What was new this year for MLB?
The best part of about working for Major League Baseball is that it's a live product and every day, every hour the product is changing.
We launched a very aggressive All-Star Game campaign with our partner Fox and called it The Pledge, where the players for the American or National League pledging allegiance to the league and the fans. We launched the campaign at the Fan Cave in New York City and had players come down to the cave itself.
We had tremendous social interaction with the fans with Facebook Q&As and Twitter polls. We had Yankees' Curtis Granderson and Robinson Cano answering fan questions and calling fans directly.
The campaign helped drive an overall viewer increase as 7% more people watched the game. We had a nice increase in the Home Run Derby viewing, which was up 3%, and attendance is up almost 5%.
How does social media fit in?
With the nature of a baseball game, you're watching for three-plus hours.

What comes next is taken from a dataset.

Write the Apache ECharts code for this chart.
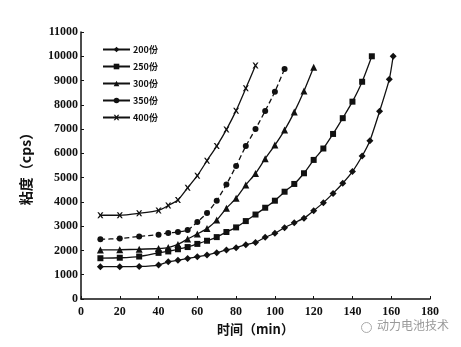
<!DOCTYPE html>
<html>
<head>
<meta charset="utf-8">
<script src="https://cdn.jsdelivr.net/npm/echarts@6/dist/echarts.min.js"></script>
<style>
  html, body { margin: 0; padding: 0; background: #fff; }
  #chart { width: 461px; height: 347px; }
</style>
</head>
<body>
<div id="chart"></div>
<script>
// Viscosity of slurry vs. time for different solvent amounts
const seriesNames = ['200份', '250份', '300份', '350份', '400份'];

const s200 = [[10,1330],[20,1330],[30,1340],[40,1400],[45,1530],[50,1600],[55,1670],[60,1740],[65,1810],[70,1910],[75,2020],[80,2110],[85,2240],[90,2330],[95,2540],[100,2710],[105,2940],[110,3140],[115,3330],[120,3640],[125,3970],[130,4350],[135,4770],[140,5250],[145,5890],[149,6520],[154,7730],[159,9050],[161,10000]];
const s250 = [[10,1680],[20,1700],[30,1750],[40,1900],[45,1960],[50,2050],[55,2140],[60,2270],[65,2400],[70,2550],[75,2760],[80,2950],[85,3210],[90,3480],[95,3760],[100,4050],[105,4420],[110,4740],[115,5180],[120,5730],[125,6200],[130,6800],[135,7450],[140,8130],[145,8950],[150,10000]];
const s300 = [[10,2020],[20,2030],[30,2050],[40,2080],[45,2120],[50,2250],[55,2470],[60,2680],[65,2900],[70,3250],[75,3740],[80,4150],[85,4700],[90,5170],[95,5780],[100,6340],[105,6960],[110,7700],[115,8570],[120,9550]];
const s350 = [[10,2460],[20,2490],[30,2580],[40,2650],[45,2720],[50,2760],[55,2840],[60,3170],[65,3540],[70,4050],[75,4720],[80,5480],[85,6300],[90,7000],[95,7750],[100,8540],[105,9480]];
const s400 = [[10,3450],[20,3450],[30,3530],[40,3650],[45,3850],[50,4080],[55,4580],[60,5080],[65,5700],[70,6300],[75,6980],[80,7760],[85,8680],[90,9620]];

const xTicks = [0, 20, 40, 60, 80, 100, 120, 140, 160, 180];
const yTicks = [0, 1000, 2000, 3000, 4000, 5000, 6000, 7000, 8000, 9000, 10000, 11000];

const serifFont = '"Liberation Serif", "DejaVu Serif", serif';
const cjkFont = '"Noto Sans CJK SC", sans-serif';

const crossPath = 'path://M0,0 L2.5,0 L5,3 L7.5,0 L10,0 L6.5,4.5 L10,9 L7.5,9 L5,6 L2.5,9 L0,9 L3.5,4.5 Z';

function makeSeries(name, data, symbol, size, dashed) {
  return {
    name: name,
    type: 'line',
    data: data,
    symbol: symbol,
    symbolSize: size,
    showSymbol: true,
    smooth: 0.2,
    lineStyle: { color: '#111', width: 1.3, type: dashed ? [5, 3] : 'solid' },
    itemStyle: { color: '#111', borderWidth: 0 },
    emphasis: { disabled: true },
    z: 3
  };
}

const chart = echarts.init(document.getElementById('chart'), null, { renderer: 'canvas' });
chart.setOption({
  animation: false,
  backgroundColor: '#fff',
  grid: { left: 81, right: 31, top: 32, bottom: 48, containLabel: false },
  legend: {
    orient: 'vertical',
    left: 97,
    top: 40,
    itemWidth: 27,
    itemHeight: 7,
    itemGap: 8,
    data: seriesNames.map(n => ({ name: n, itemStyle: { color: '#111' }, lineStyle: { type: 'solid', color: '#111' } })),
    textStyle: { fontFamily: cjkFont, fontSize: 9, fontWeight: 'bold', color: '#111', padding: [0, 0, 0, -2] }
  },
  xAxis: {
    type: 'value',
    min: 0, max: 180, interval: 20,
    name: '时间（min）',
    nameLocation: 'middle',
    nameGap: 22,
    nameTextStyle: { fontFamily: cjkFont, fontSize: 13, fontWeight: 'bold', color: '#111' },
    axisLine: { lineStyle: { color: '#111', width: 1.5 } },
    axisTick: { inside: true, length: 3, lineStyle: { color: '#111' } },
    axisLabel: {
      fontFamily: serifFont, fontSize: 12, fontWeight: 'bold', color: '#111', margin: 7,
      formatter: v => (xTicks.includes(v) ? String(v) : '')
    },
    splitLine: { show: false }
  },
  yAxis: {
    type: 'value',
    min: 0, max: 11000, interval: 1000,
    name: '粘度（cps）',
    nameLocation: 'middle',
    nameGap: 48,
    nameTextStyle: { fontFamily: cjkFont, fontSize: 14, fontWeight: 'bold', color: '#111' },
    axisLine: { show: true, lineStyle: { color: '#111', width: 1.5 } },
    axisTick: { show: true, inside: true, length: 3, lineStyle: { color: '#111' } },
    axisLabel: {
      fontFamily: serifFont, fontSize: 12, fontWeight: 'bold', color: '#111', margin: 3,
      formatter: v => (yTicks.includes(v) ? String(v) : '')
    },
    splitLine: { show: false }
  },
  graphic: [
    {
      type: 'circle', left: 359, top: 320, shape: { r: 5 },
      style: { fill: 'none', stroke: '#aaa', lineWidth: 1 }
    },
    {
      type: 'text', left: 377, top: 319,
      style: { text: '动力电池技术', fill: '#999', font: '12px "Noto Sans CJK SC", sans-serif' }
    }
  ],
  series: [
    makeSeries('200份', s200, 'diamond', 7, false),
    makeSeries('250份', s250, 'rect', 6, false),
    makeSeries('300份', s300, 'triangle', 7, false),
    makeSeries('350份', s350, 'circle', 6, true),
    makeSeries('400份', s400, crossPath, 6, false)
  ]
});
</script>
</body>
</html>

Whether you're watching at home on TV, on your iPad in a park, or at a bar, you're communicating and usually on more than one screen.
We're looking at fan input and do a trend report every day, taking that information and sharing it with PR, community, marketing, and with P3, our production company for all things Fan Cave.
We're able to modify creative or develop new ideas based on the needs and wants of the fans and we're seeing really solid results from that.
It's great as it's the fans giving us their input, and that's the best case scenario.
How does marketing and PR work together?
In the role of communicating to the fans, we're all working together, so it's really important that we're all in sync and we all listen to each other's point of view and expertise.
PR may be reaching a different constituent, but everyone is a fan of the game. With social media being what it is, we literally work together every day around the clock.
Tell me about the off-season.
When I started at baseball, there was a season and an off-season, and with the convergence of media and events being what they are today, baseball has no off-season. We have the awards announced immediately following the season, then players are talking about who is going to get traded or become a free agent, and then there are winter meetings. This year, on top of all of that we have the World Baseball Classic, which will be even more of a global impression both in traditional media and social media. We'll have the Fan Cave continuing.
We celebrate that there is no off-season anymore. We look at new and dynamic ways to engage with our consumers and because of things like the Fan Cave we're able to be nimble enough to evolve our plans in real-time.